J’étais fin septembre 1980 à Kansas City, la ville natale de Charlie Parker, en compagnie de Francis Paudras, un illustrateur parisien passionné de jazz. Pour terminer son imposant ouvrage iconographique sur ce musicien (*), Francis avait besoin de photos de l’enfance de ce grand saxophoniste et nous sommes partis à la recherche de son fils, Léon Parker. Notre amie commune, Chan Parker-Richardson, la dernière femme de Parker, nous avait remis une lettre de recommandation auprès de Carroll Jenkins, l’ancien président du Syndicat des musiciens de couleur de la ville.
Après une jam session mémorable, qui a commencé à 2h du matin et fini à l’aube, nous nous sommes rendus au Lincoln Cemetery, situé côté Missouri, où repose Charlie Parker. La pierre tombale que nous connaissions par sa photo et qui comportait une erreur de date, n’était pas celle du cimetière. « L’originale a été volée et mise en vente par une petite annonce dans un journal local, a expliqué Carroll Jenkins. L’enquête menée par le FBI n’a pas abouti. La pierre tombale actuelle a été payée par Benny Carter. » Benny Carter, un immense saxophoniste alto et arrangeur, qui travaillait dans les années cinquante à Hollywood pour le cinéma.

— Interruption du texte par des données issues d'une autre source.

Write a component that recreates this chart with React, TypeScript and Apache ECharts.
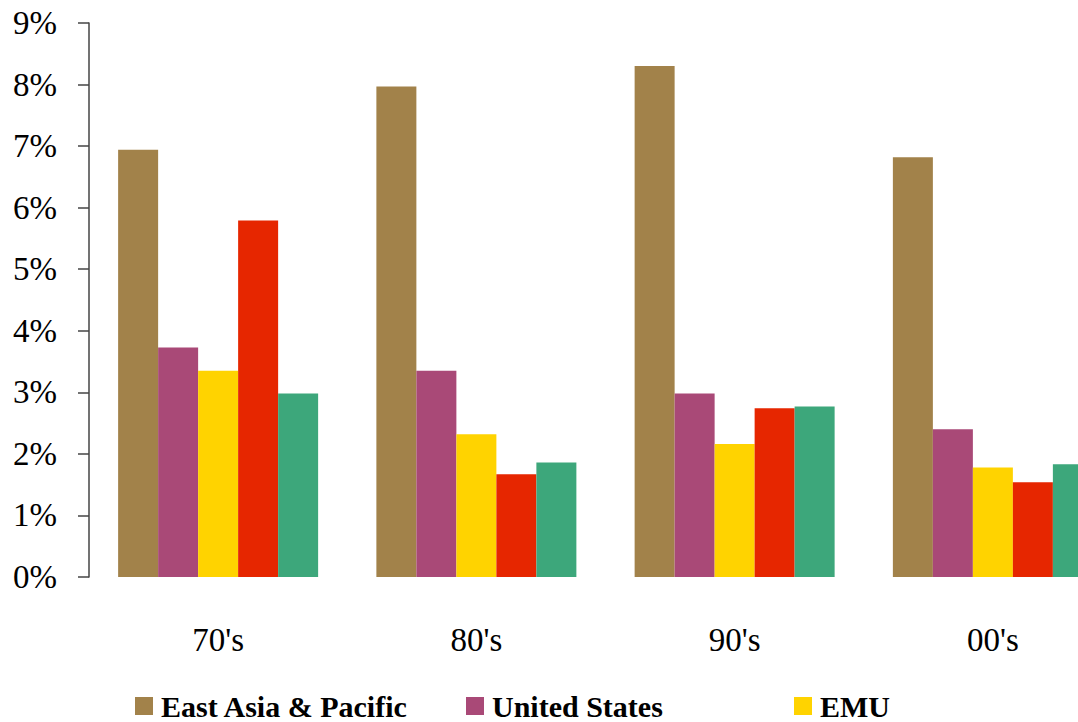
import React, { useEffect, useRef } from "react";
import * as echarts from "echarts";

const categories = ["70's", "80's", "90's", "00's"];
const seriesNames = ["East Asia & Pacific", "United States", "EMU", "Series 4", "Series 5"];
const eastAsiaPacific = [6.94, 7.97, 8.3, 6.82];
const unitedStates = [3.73, 3.35, 2.98, 2.4];
const emu = [3.35, 2.32, 2.16, 1.78];
const series4 = [5.79, 1.67, 2.74, 1.54];
const series5 = [2.98, 1.86, 2.77, 1.83];
const colors = ["#A2824A", "#A94977", "#FFD300", "#E62600", "#3DA77B"];
const yTicks = [0, 1, 2, 3, 4, 5, 6, 7, 8, 9];

const FONT = "'Liberation Serif', 'Times New Roman', serif";

export default function App() {
  const ref = useRef<HTMLDivElement>(null);
  useEffect(() => {
    if (!ref.current) return;
    const chart = echarts.init(ref.current, null, { renderer: "svg" });
    const values = [eastAsiaPacific, unitedStates, emu, series4, series5];
    const legendLefts = [135, 466, 794];
    const option: any = {
      animation: false,
      backgroundColor: "#ffffff",
      grid: {
        left: 89,
        top: 23,
        bottom: 145,
        width: 1033,
        containLabel: false,
        outerBoundsMode: "none",
      },
      legend: legendLefts.map((l, i) => ({
        left: l,
        top: 691,
        padding: 0,
        data: [seriesNames[i]],
        icon: "rect",
        itemWidth: 18,
        itemHeight: 18,
        itemGap: 0,
        selectedMode: false,
        textStyle: {
          fontFamily: FONT,
          fontWeight: "bold",
          fontSize: 30,
          lineHeight: 30,
          color: "#000",
          padding: [0, 0, 0, 3],
        },
      })),
      xAxis: {
        type: "category",
        data: categories,
        axisLine: { show: false },
        axisTick: { show: false },
        axisLabel: {
          margin: 46,
          fontFamily: FONT,
          fontSize: 33,
          color: "#000",
        },
      },
      yAxis: {
        type: "value",
        min: yTicks[0],
        max: yTicks[yTicks.length - 1],
        interval: 1,
        splitLine: { show: false },
        axisLine: { show: true, lineStyle: { color: "#444", width: 1.5 } },
        axisTick: { show: true, inside: false, length: 11, lineStyle: { color: "#444", width: 1.5 } },
        axisLabel: {
          margin: 32,
          fontFamily: FONT,
          fontSize: 33,
          color: "#000",
          formatter: "{value}%",
        },
      },
      series: values.map((v, i) => ({
        name: seriesNames[i],
        type: "bar",
        data: v,
        barWidth: 40,
        barGap: "0%",
        itemStyle: { color: colors[i] },
      })),
    };
    chart.setOption(option);
    return () => chart.dispose();
  }, []);
  return (
    <div
      ref={ref}
      style={{ position: "absolute", left: 0, top: 0, width: 1078, height: 722, background: "#fff" }}
    />
  );
}
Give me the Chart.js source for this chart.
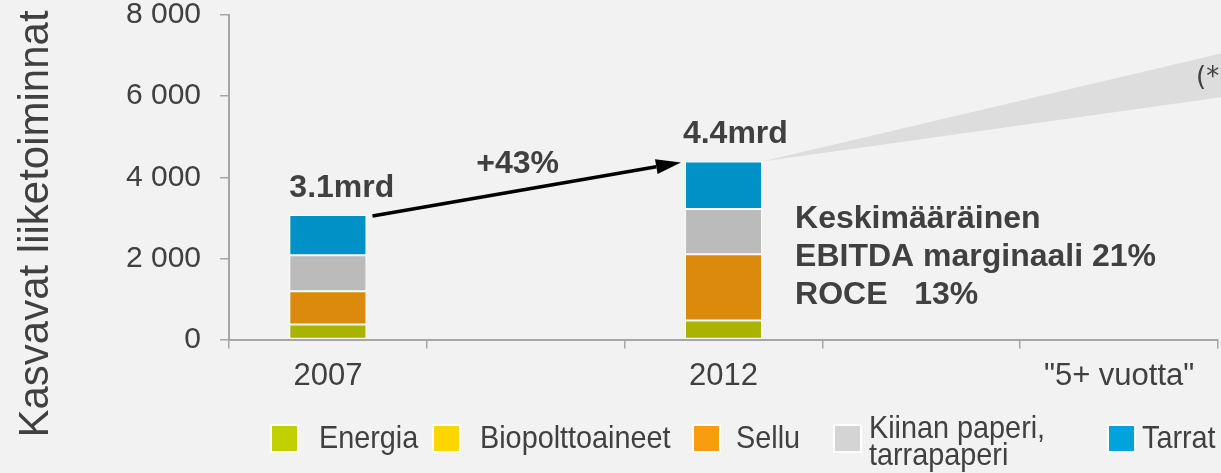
<!DOCTYPE html>
<html><head><meta charset="utf-8">
<script src="https://cdn.jsdelivr.net/npm/chart.js@4.4.0/dist/chart.umd.min.js"></script>
<style>
html,body{margin:0;padding:0;background:#f2f2f2;overflow:hidden}
#wrap{width:1221px;height:473px;position:relative;background:#f2f2f2}
canvas{display:block}
</style></head><body>
<div id="wrap"><canvas id="c" width="1221" height="473"></canvas></div>
<script>
const categories = ['2007', '', '2012', '', '"5+ vuotta"'];
const seriesNames = ['Energia', 'Biopolttoaineet', 'Sellu', 'Kiinan paperi,\ntarrapaperi', 'Tarrat'];
const energia = [370, null, 470, null, null];
const biopolttoaineet = [0, null, 0, null, null];
const sellu = [820, null, 1630, null, null];
const kiinanPaperi = [890, null, 1120, null, null];
const tarrat = [990, null, 1170, null, null];
const yTicks = [0, 2000, 4000, 6000, 8000];
const totalLabels = ['3.1mrd', null, '4.4mrd', null, null];
const growthLabel = '+43%';
const noteLines = ['Keskimääräinen', 'EBITDA marginaali 21%', 'ROCE   13%'];
const forecastRange = [5970, 7050];
const forecastNote = '(*)';
const yTitle = 'Kasvavat liiketoiminnat';

const FONT = '"Liberation Sans", Arial, Helvetica, sans-serif';
const TEXT = '#404040';
const AXIS = '#a6a6a6';
const barColors = ['#aab400', '#ffd500', '#dc8a0c', '#bbbbbb', '#0091c6'];
const legendColors = ['#c0d000', '#ffd500', '#f99d10', '#d4d4d4', '#00a3de'];
const seriesValues = [energia, biopolttoaineet, sellu, kiinanPaperi, tarrat];

const legendLayout = {boxX:[270,432,692,833,1107], textX:[319,480,736,869,1142], boxY:424, box:29, baseline:448, lineH:27, squeeze:0.9};

const overlay = {
  id: 'overlay',
  beforeDatasetsDraw(chart) {
    const ctx = chart.ctx, y = chart.scales.y;
    const top = chart.getDatasetMeta(4).data[2];
    const x0 = top.x + top.width / 2, y0 = top.y;
    ctx.save();
    ctx.fillStyle = '#dcdddc';
    ctx.beginPath();
    ctx.moveTo(x0, y0);
    ctx.lineTo(chart.width, y.getPixelForValue(forecastRange[1]));
    ctx.lineTo(chart.width, y.getPixelForValue(forecastRange[0]));
    ctx.closePath();
    ctx.fill();
    ctx.restore();
  },
  afterDraw(chart) {
    const ctx = chart.ctx, ys = chart.scales.y;
    const meta = chart.getDatasetMeta(4);
    ctx.save();
    ctx.fillStyle = TEXT;
    // totals
    ctx.font = 'bold 32px ' + FONT;
    ctx.textAlign = 'left'; ctx.textBaseline = 'alphabetic';
    totalLabels.forEach((t, i) => {
      if (!t) return;
      const b = meta.data[i];
      ctx.fillText(t, b.x - b.width / 2 + (i === 0 ? 0 : -2), b.y - 18);
    });
    // arrow
    const a = meta.data[0], b = meta.data[2];
    const sx = a.x + a.width / 2 + 6, sy = a.y + 1;
    const ex = b.x - b.width / 2 - 4, ey = b.y + 1;
    const ang = Math.atan2(ey - sy, ex - sx);
    const hl = 25, hw = 7.5;
    const bx = ex - hl * Math.cos(ang), by = ey - hl * Math.sin(ang);
    ctx.strokeStyle = '#000'; ctx.lineWidth = 3.5;
    ctx.beginPath(); ctx.moveTo(sx, sy); ctx.lineTo(bx, by); ctx.stroke();
    ctx.fillStyle = '#000';
    ctx.beginPath();
    ctx.moveTo(ex, ey);
    ctx.lineTo(bx - hw * Math.sin(ang), by + hw * Math.cos(ang));
    ctx.lineTo(bx + hw * Math.sin(ang), by - hw * Math.cos(ang));
    ctx.closePath(); ctx.fill();
    // growth label
    ctx.fillStyle = TEXT;
    ctx.textAlign = 'center';
    ctx.fillText(growthLabel, (sx + ex) / 2 - 9, (sy + ey) / 2 - 16);
    // note
    ctx.textAlign = 'left';
    const nx = b.x + b.width / 2 + 33;
    noteLines.forEach((l, i) => ctx.fillText(l, nx, 228 + i * 38));
    // forecast note
    ctx.font = '26px "DejaVu Sans", ' + FONT;
    ctx.fillText(forecastNote, 1196, ys.getPixelForValue((forecastRange[0] + forecastRange[1]) / 2) + 10);
    // y title
    ctx.save();
    ctx.translate(48, 224);
    ctx.rotate(-Math.PI / 2);
    ctx.textAlign = 'center';
    ctx.font = '42px ' + FONT;
    ctx.fillText(yTitle, 0, 0);
    ctx.restore();
    // legend
    const L = legendLayout;
    ctx.font = '32px ' + FONT;
    seriesNames.forEach((name, i) => {
      ctx.fillStyle = '#ffffff';
      ctx.fillRect(L.boxX[i], L.boxY, L.box, L.box);
      ctx.fillStyle = legendColors[i];
      ctx.fillRect(L.boxX[i] + 2, L.boxY + 2, L.box - 4, L.box - 4);
      ctx.fillStyle = TEXT;
      const lines = name.split('\n');
      lines.forEach((ln, k) => {
        const by2 = lines.length === 1 ? L.baseline : L.baseline - 10 + k * L.lineH;
        ctx.save();
        ctx.translate(L.textX[i], by2);
        ctx.scale(L.squeeze, 1);
        ctx.fillText(ln, 0, 0);
        ctx.restore();
      });
    });
    ctx.restore();
  }
};

new Chart(document.getElementById('c'), {
  type: 'bar',
  data: {
    labels: categories,
    datasets: seriesNames.map((n, i) => ({
      label: n,
      data: seriesValues[i],
      backgroundColor: barColors[i],
      borderColor: '#ffffff',
      borderWidth: i === 1 ? 0 : 1,
      borderSkipped: false,
      barPercentage: 0.78,
      categoryPercentage: 0.5
    }))
  },
  options: {
    responsive: false,
    animation: false,
    devicePixelRatio: 1,
    layout: {padding: {top: 15, right: 3, left: 0, bottom: 0}},
    plugins: {legend: {display: false}, tooltip: {enabled: false}},
    scales: {
      x: {
        stacked: true,
        offset: true,
        grid: {offset: true, drawOnChartArea: false, drawTicks: true, tickLength: 9, color: AXIS, lineWidth: 1.5},
        border: {color: AXIS, width: 2},
        ticks: {font: {family: FONT, size: 31}, color: TEXT, padding: 9, maxRotation: 0, autoSkip: false},
        afterFit(s) { s.height = 473 - 339.5; s.paddingLeft = 0; s.paddingRight = 0; }
      },
      y: {
        stacked: true,
        min: 0, max: 8000,
        afterBuildTicks(s) { s.ticks = yTicks.map(v => ({value: v})); },
        grid: {drawOnChartArea: false, drawTicks: true, tickLength: 9, color: AXIS, lineWidth: 1.5},
        border: {color: AXIS, width: 2},
        ticks: {
          font: {family: FONT, size: 30}, color: TEXT, padding: 19,
          callback: v => String(v).replace(/\B(?=(\d{3})+(?!\d))/g, ' ')
        },
        afterFit(s) { s.width = 229; s.paddingTop = 0; s.paddingBottom = 0; }
      }
    }
  },
  plugins: [overlay]
});
</script>
</body></html>
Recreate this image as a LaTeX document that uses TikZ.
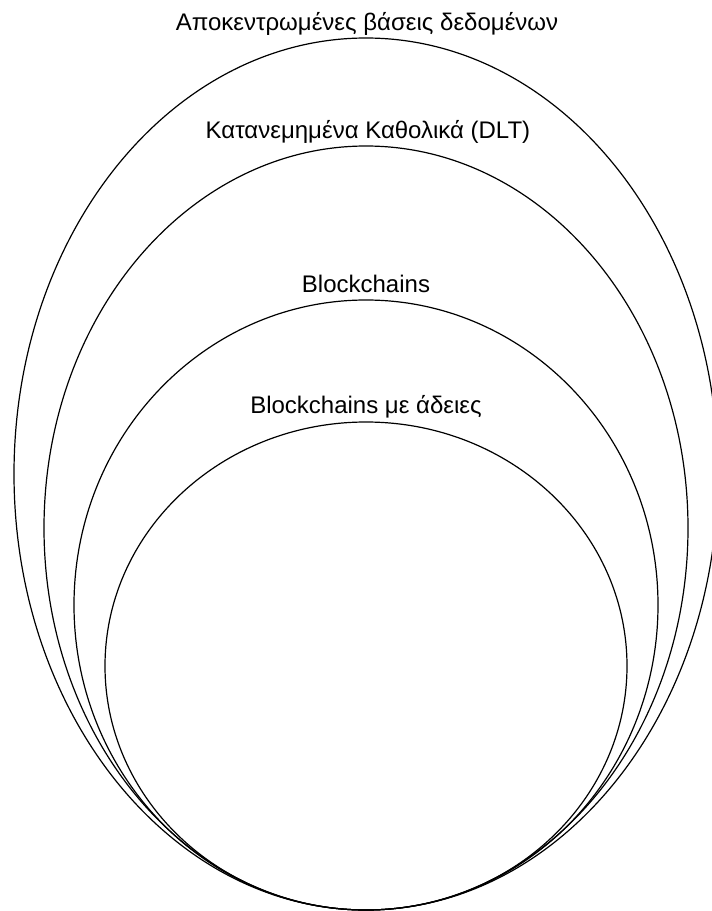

Kidnappé devant la Société des auteurs
Retrouver Léon Parker ne fut pas une mince affaire. Nous avons pu finalement le joindre au téléphone, mais il a nié être le fils de Charlie Parker. De nombreuses interventions en notre faveur furent nécessaires pour obtenir un rendez-vous. A la question « Pourquoi avoir contesté être le fils aîné de Charlie Parker au lieu d’en être fier ? », Léon Francis Parker nous a répondu :
« Mon père a eu une vie chaotique et n’a jamais défendu ses droits de compositeur et d’interprète. Comme depuis son décès en 1955, aucun membre de la famille n’a perçu le moindre centime, je suis allé à la Société des droits d’auteurs de New York pour demander des explications. On m’a répondu qu’aucun paiement n’avait pu être fait en raison de la situation compliquée des familles. Après avoir épousé et divorcé de ma mère, Rebecca Ruffin, mon père avait épousé Géraldine Scott. Puis sans divorcer, il s’était marié une troisième fois avec Doris Syndor et était donc bigame. Enfin, comme il a vécu plus de sept ans en concubinage avec Chan Richardson, cette dernière est considérée comme épouse devant la loi. Cet imbroglio justifiait selon eux l’absence de règlement de leur part. J’avais toutes les procurations nécessaires et un rendez-vous fut fixé la semaine suivante, afin de leur laisser le temps de faire le point sur plus de trente années d’activité. Les droits de reproduction des disques, ceux des diffusions radio, des concerts « live » et enregistrements de ses compositions par des tiers, des partitions, et ce dans le monde entier, peuvent être estimés à plus d’un million de dollars. »
Le jour du rendez-vous, poursuit Léon Francis Parker, « j’ai été kidnappé devant l’entrée de la Société des auteurs. Deux gangsters, le révolver à la main, m’encadraient à l’arrière d’une voiture. Pendant que nous faisions plusieurs fois le tour du pâté maison, on m’a averti que, si je revenais réclamer notre dû, une fin tragique m’attendait ainsi que ma famille. J’ai aussitôt quitté New York avec femme et enfants pour Kansas City où je suis postier. Depuis, je ne suis plus le fils de Charlie Parker. »
Deux titres inédits
Au moment d’embarquer dans l’avion pour New York, Carroll Jenkins nous a offert un acétate (disque métallique recouvert d’une couche de laque), contenant deux titres inédits de Charlie Parker. Ils furent enregistrés en solo au saxo alto probablement en 1940. Le transfert sur bande magnétique de Honeysuckle rose / Body and soul, réalisé par Jacques Hubert, Studio Sesam à Strasbourg, fut envoyé à Francis Paudras. Le producteur anglais Tony Williams publia ces deux titres sur son label Spotlite.
Lors d’une visite quelques années plus tard à Chan Parker- Richardson, j’ai vu un sous-verre accroché au mur, qui contenait un chèque de 0,45 $, seul paiement de la société américaine des droits d’auteurs-compositeurs. Aujourd’hui encore, les musiciens du monde entier jouent les compositions de Charlie Parker, et on peut se demander si les droits perçus sont effectivement reversés à la succession.
Ces informations concernant le fils de Charlie Parker n’ont pas été divulguées jusqu’à présent afin de protéger sa famille. Après plus de quarante ans, il était temps de les publier.
COLE PORTER
(*) « To Bird With Love », 5 kg, Ed. Vizlov, 1980, épuisé.